• Your goal:
Reproduce the material below line by line, beginning with its first line and ending with the line that contains "flash_dip = [-2.8, -5.0, None]"; leave out pictures.
— start Provided data —
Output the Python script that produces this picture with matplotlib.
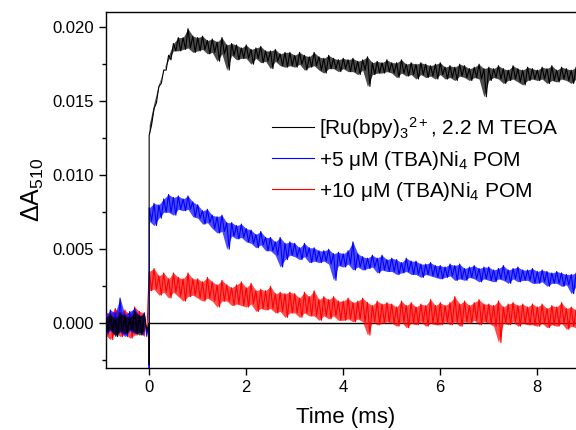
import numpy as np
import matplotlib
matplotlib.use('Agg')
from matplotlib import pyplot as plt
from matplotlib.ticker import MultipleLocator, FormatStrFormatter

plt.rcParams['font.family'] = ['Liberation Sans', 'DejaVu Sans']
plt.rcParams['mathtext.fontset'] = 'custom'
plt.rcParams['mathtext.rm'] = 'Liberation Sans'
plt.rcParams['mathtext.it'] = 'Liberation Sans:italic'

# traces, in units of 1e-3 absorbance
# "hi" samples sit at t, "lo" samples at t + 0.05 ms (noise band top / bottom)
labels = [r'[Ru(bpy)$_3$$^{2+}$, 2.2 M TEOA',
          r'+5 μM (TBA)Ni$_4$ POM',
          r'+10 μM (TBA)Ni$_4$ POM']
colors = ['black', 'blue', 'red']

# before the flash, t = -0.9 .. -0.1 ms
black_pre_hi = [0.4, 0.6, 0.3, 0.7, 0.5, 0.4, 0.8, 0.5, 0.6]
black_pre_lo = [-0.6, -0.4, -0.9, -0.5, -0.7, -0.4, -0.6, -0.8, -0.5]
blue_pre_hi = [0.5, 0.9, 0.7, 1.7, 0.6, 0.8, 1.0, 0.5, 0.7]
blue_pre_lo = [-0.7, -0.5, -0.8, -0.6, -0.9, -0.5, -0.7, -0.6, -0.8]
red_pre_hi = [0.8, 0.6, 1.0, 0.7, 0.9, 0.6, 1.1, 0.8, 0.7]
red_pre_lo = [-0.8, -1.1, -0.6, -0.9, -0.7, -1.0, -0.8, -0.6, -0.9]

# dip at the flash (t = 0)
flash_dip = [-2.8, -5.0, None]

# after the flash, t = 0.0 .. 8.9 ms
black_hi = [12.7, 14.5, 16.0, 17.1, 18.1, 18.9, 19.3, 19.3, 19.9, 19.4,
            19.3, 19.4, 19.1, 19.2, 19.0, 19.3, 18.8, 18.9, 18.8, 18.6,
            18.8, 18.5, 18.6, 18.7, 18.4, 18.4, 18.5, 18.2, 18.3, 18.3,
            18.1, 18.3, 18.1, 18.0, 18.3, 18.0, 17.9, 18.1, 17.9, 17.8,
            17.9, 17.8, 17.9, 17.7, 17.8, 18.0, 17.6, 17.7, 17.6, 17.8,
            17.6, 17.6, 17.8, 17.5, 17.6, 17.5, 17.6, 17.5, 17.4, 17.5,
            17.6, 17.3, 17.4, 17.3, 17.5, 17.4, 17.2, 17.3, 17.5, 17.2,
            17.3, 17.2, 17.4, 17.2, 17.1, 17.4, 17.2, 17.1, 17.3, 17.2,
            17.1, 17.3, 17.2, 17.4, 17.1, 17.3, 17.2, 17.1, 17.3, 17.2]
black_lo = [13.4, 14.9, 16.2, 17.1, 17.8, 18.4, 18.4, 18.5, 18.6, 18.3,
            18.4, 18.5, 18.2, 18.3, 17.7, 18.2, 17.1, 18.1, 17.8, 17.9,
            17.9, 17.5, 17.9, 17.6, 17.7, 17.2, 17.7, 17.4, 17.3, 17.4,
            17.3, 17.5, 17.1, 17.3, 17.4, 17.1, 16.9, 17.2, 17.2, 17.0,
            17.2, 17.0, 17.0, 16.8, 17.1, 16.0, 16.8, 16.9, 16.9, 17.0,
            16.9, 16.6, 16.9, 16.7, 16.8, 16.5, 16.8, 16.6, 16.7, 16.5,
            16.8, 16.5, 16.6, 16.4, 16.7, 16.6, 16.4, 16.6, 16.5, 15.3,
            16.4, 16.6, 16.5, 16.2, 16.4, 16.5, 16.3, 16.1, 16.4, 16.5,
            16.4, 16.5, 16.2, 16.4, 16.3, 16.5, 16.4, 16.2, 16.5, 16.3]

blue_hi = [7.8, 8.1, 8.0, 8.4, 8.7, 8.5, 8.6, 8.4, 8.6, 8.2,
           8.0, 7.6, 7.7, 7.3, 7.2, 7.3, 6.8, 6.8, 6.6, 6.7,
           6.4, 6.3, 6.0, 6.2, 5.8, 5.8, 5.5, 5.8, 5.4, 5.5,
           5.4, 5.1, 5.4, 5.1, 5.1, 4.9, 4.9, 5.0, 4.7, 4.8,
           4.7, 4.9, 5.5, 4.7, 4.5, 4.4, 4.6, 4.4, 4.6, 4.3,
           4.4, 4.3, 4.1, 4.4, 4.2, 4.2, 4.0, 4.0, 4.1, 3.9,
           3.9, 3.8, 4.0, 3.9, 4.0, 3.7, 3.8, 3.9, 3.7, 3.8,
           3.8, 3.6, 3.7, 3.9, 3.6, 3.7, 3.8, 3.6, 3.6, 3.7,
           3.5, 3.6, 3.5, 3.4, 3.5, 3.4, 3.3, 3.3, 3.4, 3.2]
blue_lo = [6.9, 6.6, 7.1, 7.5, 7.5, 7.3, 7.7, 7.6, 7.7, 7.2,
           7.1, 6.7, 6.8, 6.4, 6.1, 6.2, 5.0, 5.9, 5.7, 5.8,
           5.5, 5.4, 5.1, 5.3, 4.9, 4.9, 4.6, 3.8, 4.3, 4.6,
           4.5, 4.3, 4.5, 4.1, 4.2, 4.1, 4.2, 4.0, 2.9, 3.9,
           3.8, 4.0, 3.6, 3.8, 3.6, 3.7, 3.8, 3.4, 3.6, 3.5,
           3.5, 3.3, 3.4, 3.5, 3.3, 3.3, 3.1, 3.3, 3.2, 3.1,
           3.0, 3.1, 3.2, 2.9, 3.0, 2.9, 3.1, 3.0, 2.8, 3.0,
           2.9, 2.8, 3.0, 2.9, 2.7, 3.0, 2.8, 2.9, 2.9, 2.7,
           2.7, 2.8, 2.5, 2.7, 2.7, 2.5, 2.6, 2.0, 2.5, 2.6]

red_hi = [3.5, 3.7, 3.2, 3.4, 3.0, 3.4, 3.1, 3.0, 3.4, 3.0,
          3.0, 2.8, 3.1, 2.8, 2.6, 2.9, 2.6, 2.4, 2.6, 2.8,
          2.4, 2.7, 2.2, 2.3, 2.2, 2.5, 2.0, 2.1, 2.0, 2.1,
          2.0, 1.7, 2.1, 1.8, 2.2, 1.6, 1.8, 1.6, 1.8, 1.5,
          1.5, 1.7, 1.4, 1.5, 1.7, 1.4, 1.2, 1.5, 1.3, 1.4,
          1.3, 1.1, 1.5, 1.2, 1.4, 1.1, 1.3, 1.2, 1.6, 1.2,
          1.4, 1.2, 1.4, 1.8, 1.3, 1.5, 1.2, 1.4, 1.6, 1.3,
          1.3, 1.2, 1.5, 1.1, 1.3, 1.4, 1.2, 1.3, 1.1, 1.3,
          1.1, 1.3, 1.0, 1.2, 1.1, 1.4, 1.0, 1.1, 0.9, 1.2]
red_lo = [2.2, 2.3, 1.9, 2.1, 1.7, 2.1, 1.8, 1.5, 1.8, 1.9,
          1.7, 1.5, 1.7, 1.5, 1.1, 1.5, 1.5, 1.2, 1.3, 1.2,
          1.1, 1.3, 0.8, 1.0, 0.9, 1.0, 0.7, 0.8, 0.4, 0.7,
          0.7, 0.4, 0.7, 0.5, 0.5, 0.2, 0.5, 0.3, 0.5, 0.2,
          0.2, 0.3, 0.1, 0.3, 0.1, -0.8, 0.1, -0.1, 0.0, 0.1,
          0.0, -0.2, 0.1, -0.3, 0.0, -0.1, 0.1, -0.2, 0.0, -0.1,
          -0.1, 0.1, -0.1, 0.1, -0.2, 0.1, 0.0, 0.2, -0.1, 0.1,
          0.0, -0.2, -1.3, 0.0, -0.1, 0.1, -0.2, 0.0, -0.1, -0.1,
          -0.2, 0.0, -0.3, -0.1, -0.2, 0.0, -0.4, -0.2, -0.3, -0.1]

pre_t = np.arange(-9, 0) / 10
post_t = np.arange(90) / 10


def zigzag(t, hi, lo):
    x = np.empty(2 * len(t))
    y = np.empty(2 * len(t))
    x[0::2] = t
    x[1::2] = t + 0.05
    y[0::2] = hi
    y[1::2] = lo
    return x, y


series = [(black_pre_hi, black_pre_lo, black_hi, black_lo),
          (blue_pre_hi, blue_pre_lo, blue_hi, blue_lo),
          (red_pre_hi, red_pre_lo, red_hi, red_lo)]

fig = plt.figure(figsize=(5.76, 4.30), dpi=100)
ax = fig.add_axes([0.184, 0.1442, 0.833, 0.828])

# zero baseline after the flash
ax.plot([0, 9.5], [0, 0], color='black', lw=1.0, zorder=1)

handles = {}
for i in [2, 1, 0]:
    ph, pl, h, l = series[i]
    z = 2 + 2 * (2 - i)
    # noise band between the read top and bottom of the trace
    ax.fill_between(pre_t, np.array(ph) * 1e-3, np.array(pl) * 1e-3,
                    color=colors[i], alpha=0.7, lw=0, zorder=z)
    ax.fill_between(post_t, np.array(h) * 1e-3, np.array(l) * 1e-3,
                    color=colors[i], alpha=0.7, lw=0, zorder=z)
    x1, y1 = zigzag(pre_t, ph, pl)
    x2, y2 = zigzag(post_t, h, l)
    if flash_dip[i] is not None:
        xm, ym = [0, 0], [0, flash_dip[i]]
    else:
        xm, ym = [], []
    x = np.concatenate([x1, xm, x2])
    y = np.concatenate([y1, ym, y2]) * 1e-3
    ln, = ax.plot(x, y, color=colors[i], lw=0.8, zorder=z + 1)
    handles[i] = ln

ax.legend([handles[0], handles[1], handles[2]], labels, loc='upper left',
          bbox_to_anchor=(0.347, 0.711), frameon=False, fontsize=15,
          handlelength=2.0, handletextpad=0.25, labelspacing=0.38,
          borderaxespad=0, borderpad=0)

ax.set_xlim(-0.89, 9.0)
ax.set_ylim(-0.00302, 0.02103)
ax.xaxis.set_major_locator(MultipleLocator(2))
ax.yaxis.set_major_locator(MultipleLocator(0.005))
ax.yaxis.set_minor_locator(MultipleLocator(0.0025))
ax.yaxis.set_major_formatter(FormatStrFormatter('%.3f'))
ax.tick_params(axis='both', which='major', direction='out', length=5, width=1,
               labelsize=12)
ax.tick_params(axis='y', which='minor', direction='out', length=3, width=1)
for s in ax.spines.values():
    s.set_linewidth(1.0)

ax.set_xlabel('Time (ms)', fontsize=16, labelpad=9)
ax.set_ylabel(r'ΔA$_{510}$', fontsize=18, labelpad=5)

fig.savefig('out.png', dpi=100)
— end Provided data —
• Answer to this problem:
Output the Python script that produces this picture with matplotlib.
import numpy as np
import matplotlib
matplotlib.use('Agg')
from matplotlib import pyplot as plt
from matplotlib.ticker import MultipleLocator, FormatStrFormatter

plt.rcParams['font.family'] = ['Liberation Sans', 'DejaVu Sans']
plt.rcParams['mathtext.fontset'] = 'custom'
plt.rcParams['mathtext.rm'] = 'Liberation Sans'
plt.rcParams['mathtext.it'] = 'Liberation Sans:italic'

# traces, in units of 1e-3 absorbance
# "hi" samples sit at t, "lo" samples at t + 0.05 ms (noise band top / bottom)
labels = [r'[Ru(bpy)$_3$$^{2+}$, 2.2 M TEOA',
          r'+5 μM (TBA)Ni$_4$ POM',
          r'+10 μM (TBA)Ni$_4$ POM']
colors = ['black', 'blue', 'red']

# before the flash, t = -0.9 .. -0.1 ms
black_pre_hi = [0.4, 0.6, 0.3, 0.7, 0.5, 0.4, 0.8, 0.5, 0.6]
black_pre_lo = [-0.6, -0.4, -0.9, -0.5, -0.7, -0.4, -0.6, -0.8, -0.5]
blue_pre_hi = [0.5, 0.9, 0.7, 1.7, 0.6, 0.8, 1.0, 0.5, 0.7]
blue_pre_lo = [-0.7, -0.5, -0.8, -0.6, -0.9, -0.5, -0.7, -0.6, -0.8]
red_pre_hi = [0.8, 0.6, 1.0, 0.7, 0.9, 0.6, 1.1, 0.8, 0.7]
red_pre_lo = [-0.8, -1.1, -0.6, -0.9, -0.7, -1.0, -0.8, -0.6, -0.9]

# dip at the flash (t = 0)
flash_dip = [-2.8, -5.0, None]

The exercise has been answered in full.